I am trying to show that -e^-x(-2-pi+2e^xSin[x]) satisfies the differential equation y'[t]+y[t]==4Sin[t] by plugging it in.

I put

DSolve[y'[t] + y[t] == 4 Sin[t], y[t], t]

into Mathematica but am always getting the error DSolve: cannot be used as a function and the solution it gives is DSolve[aSin[t]==4Sin[t].e^-t C[1]+e^-t integral of e^k(aSin[K[1]] dk[1], t].

How do I fix this to make it output the correct differential equations like it does in the examples?

POSTED BY: Brian Cao
2 Replies

Brian,

They are not equal.

If you substitute your expression (as fixed by Michael's suggestions above) you get:

In[8]:= yy[x] = E^-x (2 + Pi) - 2 Sin[x]

Out[8]= E^-x (2 + \[Pi]) - 2 Sin[x]

In[12]:= FullSimplify[D[yy[x], x] + yy[x] == 4 Sin[x]]
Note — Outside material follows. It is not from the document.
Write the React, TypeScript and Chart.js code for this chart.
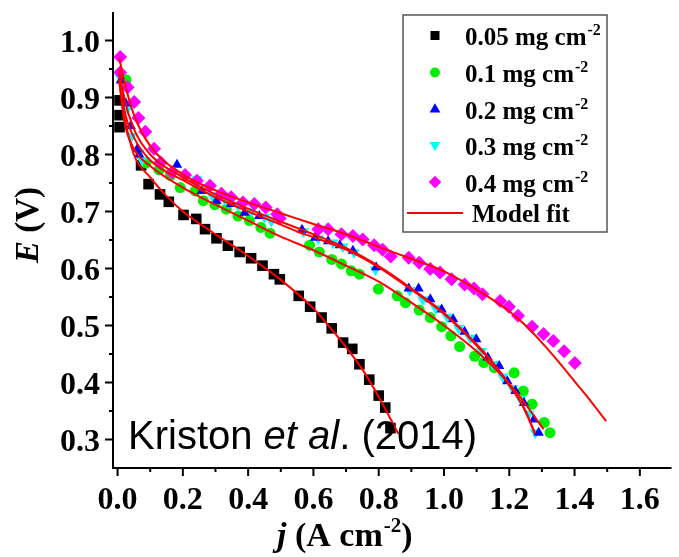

Out[12]= Cos[x] + 3 Sin[x] == 0

And you can verify this another way by directly solving the original equation:

In[3]:= ans = DSolve[y'[t] + y[t] == 4 Sin[t], y[t], t]

Out[3]= {{y[t] -> E^-t C[1] + 2 (-Cos[t] + Sin[t])}}
POSTED BY: Neil Singer

It's E for $e$, Pi for $\pi$, and generally starting-with-capitals in Mathematica, and make sure you have spaces or a * between things being multiplied.